Esta primavera vuelve a tener la luna roja, como las últimas en Siria o Libia. La tristeza ha colocado francotiradores frente a tu ventana. Minas antisonrisa explotan cada vez que enciendes la TV en forma de bulos o desinformación. Mientras decenas de conflictos suceden en el mundo, con las mismas madres en la noche deseando que cada ráfaga que raya el cielo sea una estrella fugaz, una guerra que en realidad sucede desde hace diez años cambia todas las reglas del monopoly para que nos sacrifiquemos juntos frente a un mismo dios.
Y año tras año somos los mismos protagonistas en el cutre remake en el que vivimos. Las armas de destrucción masiva, el mercado de Markale o la guerra comercial con China son solo pretextos contaminados para construir la misma trama con los mismos héroes. Sin novedad en el frente.
Del otro lado, los pueblos invisibles, que no son sino moneda de cambio bajo sus escombros sin valor y sus hierros fundidos. Sobre ellos caen misiles preñados de inviernos para mantener los intereses en orden. Los árboles mutilados preguntándose dónde carajo quedó la ternura. Las nuevas flores nacen en un mundo en blanco y negro, cerrando los párpados sobre la tierra herida. Los refugiados, con su dolor fantasma y sus pasos de ceniza sobre un suelo sin banderas sembrado de cicatrices. El abismo de la indiferencia obediente, exhalando aire trece veces por minuto mientras observa el final por TV como si todo ocurriera lejos. El silencio en la concurrida soledad del preso en el corredor de la muerte.

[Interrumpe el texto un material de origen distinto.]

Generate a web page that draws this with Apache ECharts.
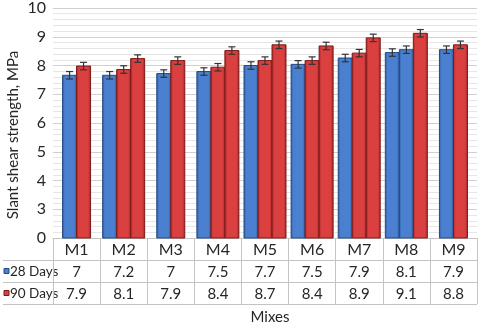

Todo es igual en estas primaveras desangradas, salvo un detalle. Entre Irak y Gaza nació un sujeto político antibelicista global, donde podríamos elegir como BSO el “American Jesus” de Bad Religion. Para recordar la ignominia de Belgrado aquí escuchamos el “Abril de mil novecientos ausencia” de Hechos Contra el Decoro. Pero hoy, cuando ni siquiera hay oposición a armar una barbarie de la que no sabemos casi nada, no queda ninguna canción en la que suene una nostálgica melodía de trompeta donde refugiarnos, aunque sea sobre los dientes destrozados de Chet Baker.
Igor del Barrio.
(En la foto, una bala de fusil Mosin Nagant -que aún se sigue usando en las guerras, como la de Siria– y su sombra sobre la tierra, en las posiciones de la batalla del Jarama de 1937.)